** DO THIS **
Look for "Python" in the listing below. Gather each line that contains it.

** THE RECORDS **
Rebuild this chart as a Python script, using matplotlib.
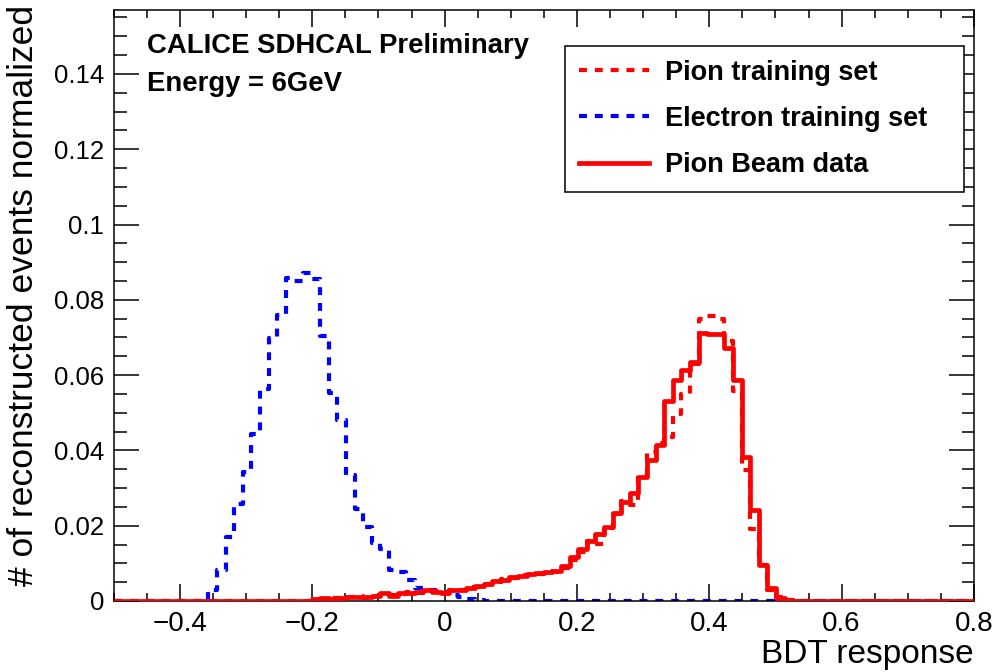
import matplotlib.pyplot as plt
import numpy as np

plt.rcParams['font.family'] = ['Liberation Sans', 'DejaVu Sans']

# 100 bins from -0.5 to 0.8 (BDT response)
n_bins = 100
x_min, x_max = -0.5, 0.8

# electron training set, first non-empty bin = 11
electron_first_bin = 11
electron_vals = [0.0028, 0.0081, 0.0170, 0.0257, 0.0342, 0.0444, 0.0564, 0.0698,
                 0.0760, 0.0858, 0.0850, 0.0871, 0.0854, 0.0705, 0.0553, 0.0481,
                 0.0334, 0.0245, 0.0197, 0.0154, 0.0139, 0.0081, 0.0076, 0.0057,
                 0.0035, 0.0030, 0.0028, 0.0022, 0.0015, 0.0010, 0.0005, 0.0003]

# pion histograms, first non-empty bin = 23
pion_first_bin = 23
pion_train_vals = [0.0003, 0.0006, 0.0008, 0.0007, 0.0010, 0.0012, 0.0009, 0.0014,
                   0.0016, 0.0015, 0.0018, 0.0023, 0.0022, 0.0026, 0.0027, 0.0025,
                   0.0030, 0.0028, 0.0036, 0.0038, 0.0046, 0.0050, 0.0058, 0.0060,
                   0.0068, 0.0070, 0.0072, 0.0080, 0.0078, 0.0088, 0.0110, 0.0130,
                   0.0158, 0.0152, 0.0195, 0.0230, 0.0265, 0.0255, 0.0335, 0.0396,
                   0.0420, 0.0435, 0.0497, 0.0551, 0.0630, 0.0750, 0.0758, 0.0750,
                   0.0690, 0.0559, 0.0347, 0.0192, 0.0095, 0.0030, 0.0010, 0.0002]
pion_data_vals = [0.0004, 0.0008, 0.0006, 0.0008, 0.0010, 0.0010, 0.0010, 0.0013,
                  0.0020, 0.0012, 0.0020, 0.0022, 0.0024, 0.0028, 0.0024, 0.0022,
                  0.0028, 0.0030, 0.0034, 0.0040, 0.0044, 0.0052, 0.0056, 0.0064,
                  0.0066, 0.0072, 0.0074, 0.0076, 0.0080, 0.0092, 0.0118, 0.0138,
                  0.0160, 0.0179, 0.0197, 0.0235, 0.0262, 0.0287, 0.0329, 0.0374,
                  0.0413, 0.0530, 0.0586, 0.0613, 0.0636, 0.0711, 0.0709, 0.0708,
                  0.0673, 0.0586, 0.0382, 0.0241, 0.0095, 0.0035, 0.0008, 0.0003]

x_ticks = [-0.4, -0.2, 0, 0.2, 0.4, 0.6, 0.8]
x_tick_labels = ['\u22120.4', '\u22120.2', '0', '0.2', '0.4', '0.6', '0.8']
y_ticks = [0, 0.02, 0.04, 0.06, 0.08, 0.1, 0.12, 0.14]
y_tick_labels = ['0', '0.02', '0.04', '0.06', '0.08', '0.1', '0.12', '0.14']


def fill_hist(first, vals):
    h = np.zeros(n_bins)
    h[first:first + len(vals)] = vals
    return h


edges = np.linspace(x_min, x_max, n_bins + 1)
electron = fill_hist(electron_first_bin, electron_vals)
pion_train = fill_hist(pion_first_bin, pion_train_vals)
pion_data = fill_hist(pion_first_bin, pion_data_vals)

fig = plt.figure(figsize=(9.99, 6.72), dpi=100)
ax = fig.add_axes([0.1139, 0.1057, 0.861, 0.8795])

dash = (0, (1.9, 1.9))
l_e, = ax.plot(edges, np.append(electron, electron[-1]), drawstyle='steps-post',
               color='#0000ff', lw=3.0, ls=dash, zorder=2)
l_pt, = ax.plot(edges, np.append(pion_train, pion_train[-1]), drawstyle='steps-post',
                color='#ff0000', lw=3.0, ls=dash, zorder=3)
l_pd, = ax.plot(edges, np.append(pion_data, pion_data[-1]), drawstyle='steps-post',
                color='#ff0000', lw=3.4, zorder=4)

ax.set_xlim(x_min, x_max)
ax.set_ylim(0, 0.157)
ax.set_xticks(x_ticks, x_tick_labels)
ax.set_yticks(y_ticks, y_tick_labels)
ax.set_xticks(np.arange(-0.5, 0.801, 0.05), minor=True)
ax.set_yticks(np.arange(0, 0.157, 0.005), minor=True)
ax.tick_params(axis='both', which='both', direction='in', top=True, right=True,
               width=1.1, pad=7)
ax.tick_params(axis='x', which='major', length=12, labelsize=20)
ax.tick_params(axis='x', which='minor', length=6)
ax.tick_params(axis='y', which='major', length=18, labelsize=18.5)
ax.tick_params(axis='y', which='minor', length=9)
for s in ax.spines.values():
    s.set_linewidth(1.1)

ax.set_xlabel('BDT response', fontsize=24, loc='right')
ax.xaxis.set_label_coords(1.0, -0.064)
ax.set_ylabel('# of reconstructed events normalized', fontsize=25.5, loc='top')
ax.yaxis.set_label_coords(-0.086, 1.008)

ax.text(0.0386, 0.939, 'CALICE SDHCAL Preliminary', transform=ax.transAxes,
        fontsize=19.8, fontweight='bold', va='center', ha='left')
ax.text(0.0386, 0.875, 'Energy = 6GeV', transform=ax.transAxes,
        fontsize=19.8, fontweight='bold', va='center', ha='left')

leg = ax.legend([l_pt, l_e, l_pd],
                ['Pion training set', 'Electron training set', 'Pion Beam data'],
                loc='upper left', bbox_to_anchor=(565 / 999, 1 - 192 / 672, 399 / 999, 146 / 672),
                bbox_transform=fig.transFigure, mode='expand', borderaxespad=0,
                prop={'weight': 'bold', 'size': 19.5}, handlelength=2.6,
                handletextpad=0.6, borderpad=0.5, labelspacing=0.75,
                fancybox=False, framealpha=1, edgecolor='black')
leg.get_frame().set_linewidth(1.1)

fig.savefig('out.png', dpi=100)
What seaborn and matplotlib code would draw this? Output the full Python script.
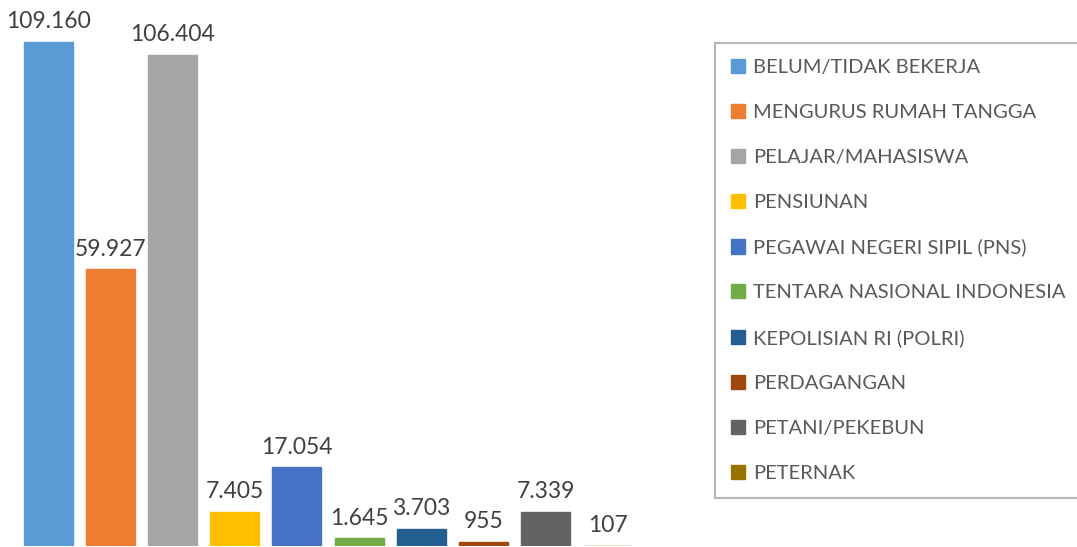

** OUTPUT OF THE EXERCISE **
Rebuild this chart as a Python script, using matplotlib.
What seaborn and matplotlib code would draw this? Output the full Python script.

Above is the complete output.